#### [Instructions for the task]
Restate the data exactly as given and keep the pictures out.
──────── Stored data ────────
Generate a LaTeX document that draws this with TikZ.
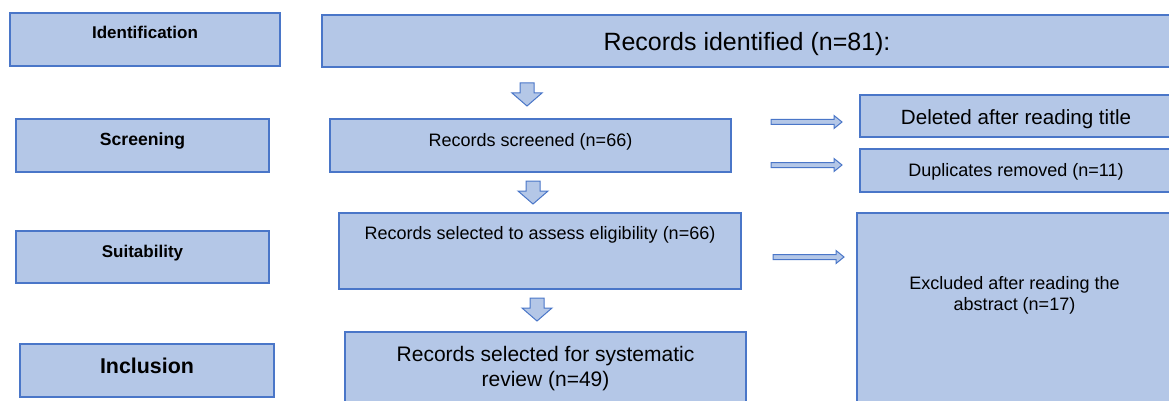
\documentclass[tikz,border=0pt]{standalone}
\usepackage{fontspec}
\setmainfont{Liberation Sans}
\definecolor{boxfill}{HTML}{B4C7E7}
\definecolor{boxline}{HTML}{4A76C8}
\begin{document}
\begin{tikzpicture}[x=1pt,y=-1pt,
  box/.style={draw=boxline, fill=boxfill, line width=1.3pt, anchor=north west, inner sep=0pt, outer sep=0pt},
  lab/.style={anchor=base, inner sep=0pt, align=center, text=black},
  labc/.style={anchor=center, inner sep=0pt, align=center, text=black},
  arrsty/.style={draw=boxline, fill=boxfill, line width=1pt, line join=miter},
  darr/.pic={\draw[arrsty] (-7,0) -- (7,0) -- (7,10) -- (15,10) -- (0,23) -- (-15,10) -- (-7,10) -- cycle;},
  rarr/.pic={\draw[arrsty] (0,-2.5) -- (63,-2.5) -- (63,-6.5) -- (71,0) -- (63,6.5) -- (63,2.5) -- (0,2.5) -- cycle;},
  f17b/.style={font=\fontsize{17}{20}\selectfont\bfseries},
  f21b/.style={font=\fontsize{21.4}{25}\selectfont\bfseries},
  f25/.style={font=\fontsize{25}{30}\selectfont},
  f18/.style={font=\fontsize{18}{21}\selectfont},
  f20/.style={font=\fontsize{20.6}{24}\selectfont},
  f21/.style={font=\fontsize{21}{25}\selectfont}]
\useasboundingbox (0,0) rectangle (1169,401);
\clip (0,0) rectangle (1169,401);

% stage boxes
\node[box, minimum width=270pt, minimum height=53pt,
  label={[lab,f17b,yshift=-26pt]north:Identification}] (id) at (10,13) {};
\node[box, minimum width=253pt, minimum height=53pt,
  label={[lab,f17b,font=\fontsize{17.6}{20}\selectfont\bfseries,yshift=-26.3pt]north:Screening}] (scr) at (16,119) {};
\node[box, minimum width=253pt, minimum height=52pt,
  label={[lab,f17b,yshift=-26.2pt]north:Suitability}] (suit) at (16,231) {};
\node[box, minimum width=254pt, minimum height=53pt,
  label={[lab,f21b,yshift=-29.7pt]north:Inclusion}] (incl) at (20,344) {};

% main flow
\node[box, minimum width=850pt, minimum height=52pt,
  label={[lab,f25,yshift=-35.5pt]north:Records identified (n=81):}] (rid) at (322,15) {};
\node[box, minimum width=401pt, minimum height=53pt,
  label={[lab,f18,yshift=-27.4pt]north:Records screened (n=66)}] (rs) at (330,119) {};
\node[box, minimum width=402pt, minimum height=76pt,
  label={[lab,f18,yshift=-26.4pt]north:Records selected to assess eligibility (n=66)}] (rse) at (339,213) {};
\node[box, minimum width=401pt, minimum height=100pt,
  label={[labc,f21,yshift=-36.5pt]north:Records selected for systematic\\review (n=49)}] (rsr) at (345,332) {};

% exclusion boxes
\node[box, minimum width=312pt, minimum height=42pt,
  label={[lab,f20,yshift=-29.4pt]north:Deleted after reading title}] (del) at (860,95) {};
\node[box, minimum width=312pt, minimum height=43pt,
  label={[lab,f18,yshift=-27.4pt]north:Duplicates removed (n=11)}] (dup) at (860,149) {};
\node[box, minimum width=315pt, minimum height=220pt,
  label={[labc,f18,yshift=-82.2pt]north:Excluded after reading the\\abstract (n=17)}] (exc) at (857,213) {};

% block arrows
\pic at (527,83) {darr};
\pic at (533,181) {darr};
\pic at (537,298) {darr};
\pic at (771,122) {rarr};
\pic at (771,165) {rarr};
\pic at (773,257) {rarr};
\end{tikzpicture}
\end{document}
────────
#### [Output for this task]
Generate a LaTeX document that draws this with TikZ.
\documentclass[tikz,border=0pt]{standalone}
\usepackage{fontspec}
\setmainfont{Liberation Sans}
\definecolor{boxfill}{HTML}{B4C7E7}
\definecolor{boxline}{HTML}{4A76C8}
\begin{document}
\begin{tikzpicture}[x=1pt,y=-1pt,
  box/.style={draw=boxline, fill=boxfill, line width=1.3pt, anchor=north west, inner sep=0pt, outer sep=0pt},
  lab/.style={anchor=base, inner sep=0pt, align=center, text=black},
  labc/.style={anchor=center, inner sep=0pt, align=center, text=black},
  arrsty/.style={draw=boxline, fill=boxfill, line width=1pt, line join=miter},
  darr/.pic={\draw[arrsty] (-7,0) -- (7,0) -- (7,10) -- (15,10) -- (0,23) -- (-15,10) -- (-7,10) -- cycle;},
  rarr/.pic={\draw[arrsty] (0,-2.5) -- (63,-2.5) -- (63,-6.5) -- (71,0) -- (63,6.5) -- (63,2.5) -- (0,2.5) -- cycle;},
  f17b/.style={font=\fontsize{17}{20}\selectfont\bfseries},
  f21b/.style={font=\fontsize{21.4}{25}\selectfont\bfseries},
  f25/.style={font=\fontsize{25}{30}\selectfont},
  f18/.style={font=\fontsize{18}{21}\selectfont},
  f20/.style={font=\fontsize{20.6}{24}\selectfont},
  f21/.style={font=\fontsize{21}{25}\selectfont}]
\useasboundingbox (0,0) rectangle (1169,401);
\clip (0,0) rectangle (1169,401);

% stage boxes
\node[box, minimum width=270pt, minimum height=53pt,
  label={[lab,f17b,yshift=-26pt]north:Identification}] (id) at (10,13) {};
\node[box, minimum width=253pt, minimum height=53pt,
  label={[lab,f17b,font=\fontsize{17.6}{20}\selectfont\bfseries,yshift=-26.3pt]north:Screening}] (scr) at (16,119) {};
\node[box, minimum width=253pt, minimum height=52pt,
  label={[lab,f17b,yshift=-26.2pt]north:Suitability}] (suit) at (16,231) {};
\node[box, minimum width=254pt, minimum height=53pt,
  label={[lab,f21b,yshift=-29.7pt]north:Inclusion}] (incl) at (20,344) {};

% main flow
\node[box, minimum width=850pt, minimum height=52pt,
  label={[lab,f25,yshift=-35.5pt]north:Records identified (n=81):}] (rid) at (322,15) {};
\node[box, minimum width=401pt, minimum height=53pt,
  label={[lab,f18,yshift=-27.4pt]north:Records screened (n=66)}] (rs) at (330,119) {};
\node[box, minimum width=402pt, minimum height=76pt,
  label={[lab,f18,yshift=-26.4pt]north:Records selected to assess eligibility (n=66)}] (rse) at (339,213) {};
\node[box, minimum width=401pt, minimum height=100pt,
  label={[labc,f21,yshift=-36.5pt]north:Records selected for systematic\\review (n=49)}] (rsr) at (345,332) {};

% exclusion boxes
\node[box, minimum width=312pt, minimum height=42pt,
  label={[lab,f20,yshift=-29.4pt]north:Deleted after reading title}] (del) at (860,95) {};
\node[box, minimum width=312pt, minimum height=43pt,
  label={[lab,f18,yshift=-27.4pt]north:Duplicates removed (n=11)}] (dup) at (860,149) {};
\node[box, minimum width=315pt, minimum height=220pt,
  label={[labc,f18,yshift=-82.2pt]north:Excluded after reading the\\abstract (n=17)}] (exc) at (857,213) {};

% block arrows
\pic at (527,83) {darr};
\pic at (533,181) {darr};
\pic at (537,298) {darr};
\pic at (771,122) {rarr};
\pic at (771,165) {rarr};
\pic at (773,257) {rarr};
\end{tikzpicture}
\end{document}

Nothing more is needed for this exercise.